Dabei ist sie über 30 Jahre lang mit dem Motorrad durch die Highlands zu ihren Schafweiden gefahren und bewundert die grobe Bereifung meiner KLX. Sie hatte damals oft Probleme im sumpfigen Gelände. Granny hat die totale Ahnung von Motorrädern und wir unterhalten uns prächtig, solange bis sie zum Mittagessen muss und in ihrem Ford Focus davon braust.

CoOp hat in Schottland eine tolle Fleischabteilung und ich weiß kaum was ich nehmen soll. Heute probiere ich mal die Sirloin Steaks. Eine deutsche Entsprechung für Sirloin habe ich nicht gefunden, aber sie erinnern an Rumpsteaks, nur dass sie nicht so ekelig mager, sondern durch und durch mit Fett marmoriert sind.

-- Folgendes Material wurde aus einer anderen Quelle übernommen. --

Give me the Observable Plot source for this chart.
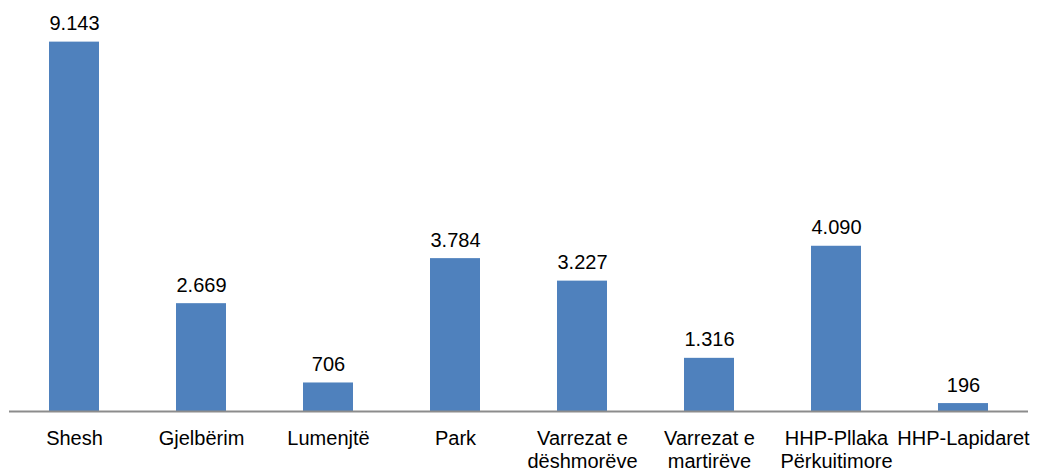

Ich kaufe knappe 600 g Steak für Pieps und mich, denn es ist ganz erstaunlich, was die kleine Maus so alles verdrücken kann.
Für mich gibt es dazu ein John Smith's Extra Smooth und eine Handvoll Schokoriegel. Der Einkauf passt noch oben in den Tankrucksack und kurz darauf geht es weiter in Richtung Loch Ness. Allmählich mache ich mich auf die Suche nach einem Zeltplatz für die Nacht, aber heute habe ich partout kein Glück und fahre weiter und weiter, ohne etwas Schönes zu finden.
Schließlich erreiche ich Fort Augustus an der Südspitze von Loch Ness, einen kleinen Ort mit einer Aufsehen erregenden Schleusentreppe, wo der Caledonian Canal in das Loch Ness geschleust wird.
Trotzdem bin ich mit dem heutigen Tag nicht zufrieden. Ich bin viel zu weit und zu lange gefahren und habe das Gefühl, den schönsten Teil Schottlands vorschnell verlassen zu haben. Diese Rastlosigkeit muss ich mir unbedingt abgewöhnen.
Das Abendessen ist dafür ein echtes Highlight. Scottish Angus Beef ist unübertroffen. Es hat einen ganz typischen, sehr aromatischen Eigengeschmack und ist so gut gereift, dass es sehr mürbe ist und beim Braten beinahe in der Pfanne zerfällt. Den Unterschied kann man auf dem Foto mit bloßem Auge erkennen, die oberen Steaks sind Angus Beef.